_Task_
Can you transcribe the data exactly? Leave the pictures out.

-- START Data extract --

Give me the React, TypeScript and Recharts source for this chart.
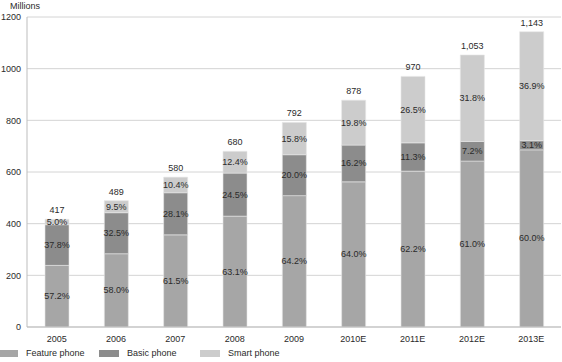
import { BarChart, Bar, XAxis, YAxis, CartesianGrid, LabelList } from "recharts"

const years = ["2005", "2006", "2007", "2008", "2009", "2010E", "2011E", "2012E", "2013E"]
const totals = [417, 489, 580, 680, 792, 878, 970, 1053, 1143]
const feature = [238.5, 283.6, 356.7, 429.1, 508.5, 561.9, 603.3, 642.3, 685.8]
const basic = [157.6, 158.9, 163.0, 166.6, 158.4, 142.2, 109.6, 75.8, 35.4]
const smart = [20.9, 46.5, 60.3, 84.3, 125.1, 173.8, 257.1, 334.9, 421.8]
const featurePct = ["57.2%", "58.0%", "61.5%", "63.1%", "64.2%", "64.0%", "62.2%", "61.0%", "60.0%"]
const basicPct = ["37.8%", "32.5%", "28.1%", "24.5%", "20.0%", "16.2%", "11.3%", "7.2%", "3.1%"]
const smartPct = ["5.0%", "9.5%", "10.4%", "12.4%", "15.8%", "19.8%", "26.5%", "31.8%", "36.9%"]
const yTicks = [0, 200, 400, 600, 800, 1000, 1200]

const series = [
  { key: "feature", name: "Feature phone", color: "#a6a6a6", pct: featurePct },
  { key: "basic", name: "Basic phone", color: "#8c8c8c", pct: basicPct },
  { key: "smart", name: "Smart phone", color: "#cccccc", pct: smartPct },
]

const data = years.map((year, i) => ({
  year,
  feature: feature[i],
  basic: basic[i],
  smart: smart[i],
  total: totals[i],
}))

const font = "Arial, 'Liberation Sans', sans-serif"
const textColor = "#2a2a2a"

function pctLabel(labels: string[]) {
  return (props: any) => {
    const { x, y, width, height, index } = props
    return (
      <text
        x={x + width / 2}
        y={y + height / 2}
        textAnchor="middle"
        dominantBaseline="central"
        fontSize={9}
        fill={textColor}
        fontFamily={font}
      >
        {labels[index]}
      </text>
    )
  }
}

function totalLabel(props: any) {
  const { x, y, width, index } = props
  return (
    <text x={x + width / 2} y={y - 6} textAnchor="middle" fontSize={9} fill={textColor} fontFamily={font}>
      {totals[index].toLocaleString("en-US")}
    </text>
  )
}

export default function App() {
  return (
    <div style={{ position: "absolute", left: 0, top: 0, width: 562, height: 362, background: "#fff", fontFamily: font, overflow: "hidden" }}>
      <div style={{ position: "absolute", left: 10, top: 1, fontSize: 9, color: textColor }}>Millions</div>
      <BarChart width={562} height={362} data={data} margin={{ top: 17, right: 1, left: 0, bottom: 0 }}>
        <CartesianGrid vertical={false} stroke="#d4d4d4" />
        <XAxis
          dataKey="year"
          height={35}
          tickLine={false}
          axisLine={{ stroke: "#bdbdbd" }}
          tick={{ fontSize: 9, fill: textColor, fontFamily: font }}
          tickMargin={3}
          interval={0}
        />
        <YAxis
          width={27}
          domain={[0, 1200]}
          ticks={yTicks}
          tickLine={false}
          axisLine={{ stroke: "#bdbdbd" }}
          tick={{ fontSize: 9, fill: textColor, fontFamily: font }}
          tickMargin={0}
        />
        {series.map((s) => (
          <Bar
            key={s.key}
            dataKey={s.key}
            name={s.name}
            stackId="a"
            fill={s.color}
            stroke="#e6e6e6"
            strokeWidth={0.6}
            barSize={24}
            isAnimationActive={false}
          >
            <LabelList dataKey={s.key} content={pctLabel(s.pct)} />
            {s.key === "smart" && <LabelList dataKey="total" content={totalLabel} />}
          </Bar>
        ))}
      </BarChart>
      <div style={{ position: "absolute", left: -2, top: 348, display: "flex", fontSize: 9, color: textColor }}>
        {series.map((s) => (
          <div key={s.key} style={{ display: "flex", alignItems: "center", width: 101 }}>
            <span style={{ display: "inline-block", width: 20, height: 7, background: s.color, marginRight: 8 }} />
            {s.name}
          </div>
        ))}
      </div>
    </div>
  )
}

-- END Data extract --

_Worked solution_
Give me the React, TypeScript and Recharts source for this chart.
import { BarChart, Bar, XAxis, YAxis, CartesianGrid, LabelList } from "recharts"

const years = ["2005", "2006", "2007", "2008", "2009", "2010E", "2011E", "2012E", "2013E"]
const totals = [417, 489, 580, 680, 792, 878, 970, 1053, 1143]
const feature = [238.5, 283.6, 356.7, 429.1, 508.5, 561.9, 603.3, 642.3, 685.8]
const basic = [157.6, 158.9, 163.0, 166.6, 158.4, 142.2, 109.6, 75.8, 35.4]
const smart = [20.9, 46.5, 60.3, 84.3, 125.1, 173.8, 257.1, 334.9, 421.8]
const featurePct = ["57.2%", "58.0%", "61.5%", "63.1%", "64.2%", "64.0%", "62.2%", "61.0%", "60.0%"]
const basicPct = ["37.8%", "32.5%", "28.1%", "24.5%", "20.0%", "16.2%", "11.3%", "7.2%", "3.1%"]
const smartPct = ["5.0%", "9.5%", "10.4%", "12.4%", "15.8%", "19.8%", "26.5%", "31.8%", "36.9%"]
const yTicks = [0, 200, 400, 600, 800, 1000, 1200]

const series = [
  { key: "feature", name: "Feature phone", color: "#a6a6a6", pct: featurePct },
  { key: "basic", name: "Basic phone", color: "#8c8c8c", pct: basicPct },
  { key: "smart", name: "Smart phone", color: "#cccccc", pct: smartPct },
]

const data = years.map((year, i) => ({
  year,
  feature: feature[i],
  basic: basic[i],
  smart: smart[i],
  total: totals[i],
}))

const font = "Arial, 'Liberation Sans', sans-serif"
const textColor = "#2a2a2a"

function pctLabel(labels: string[]) {
  return (props: any) => {
    const { x, y, width, height, index } = props
    return (
      <text
        x={x + width / 2}
        y={y + height / 2}
        textAnchor="middle"
        dominantBaseline="central"
        fontSize={9}
        fill={textColor}
        fontFamily={font}
      >
        {labels[index]}
      </text>
    )
  }
}

function totalLabel(props: any) {
  const { x, y, width, index } = props
  return (
    <text x={x + width / 2} y={y - 6} textAnchor="middle" fontSize={9} fill={textColor} fontFamily={font}>
      {totals[index].toLocaleString("en-US")}
    </text>
  )
}

export default function App() {
  return (
    <div style={{ position: "absolute", left: 0, top: 0, width: 562, height: 362, background: "#fff", fontFamily: font, overflow: "hidden" }}>
      <div style={{ position: "absolute", left: 10, top: 1, fontSize: 9, color: textColor }}>Millions</div>
      <BarChart width={562} height={362} data={data} margin={{ top: 17, right: 1, left: 0, bottom: 0 }}>
        <CartesianGrid vertical={false} stroke="#d4d4d4" />
        <XAxis
          dataKey="year"
          height={35}
          tickLine={false}
          axisLine={{ stroke: "#bdbdbd" }}
          tick={{ fontSize: 9, fill: textColor, fontFamily: font }}
          tickMargin={3}
          interval={0}
        />
        <YAxis
          width={27}
          domain={[0, 1200]}
          ticks={yTicks}
          tickLine={false}
          axisLine={{ stroke: "#bdbdbd" }}
          tick={{ fontSize: 9, fill: textColor, fontFamily: font }}
          tickMargin={0}
        />
        {series.map((s) => (
          <Bar
            key={s.key}
            dataKey={s.key}
            name={s.name}
            stackId="a"
            fill={s.color}
            stroke="#e6e6e6"
            strokeWidth={0.6}
            barSize={24}
            isAnimationActive={false}
          >
            <LabelList dataKey={s.key} content={pctLabel(s.pct)} />
            {s.key === "smart" && <LabelList dataKey="total" content={totalLabel} />}
          </Bar>
        ))}
      </BarChart>
      <div style={{ position: "absolute", left: -2, top: 348, display: "flex", fontSize: 9, color: textColor }}>
        {series.map((s) => (
          <div key={s.key} style={{ display: "flex", alignItems: "center", width: 101 }}>
            <span style={{ display: "inline-block", width: 20, height: 7, background: s.color, marginRight: 8 }} />
            {s.name}
          </div>
        ))}
      </div>
    </div>
  )
}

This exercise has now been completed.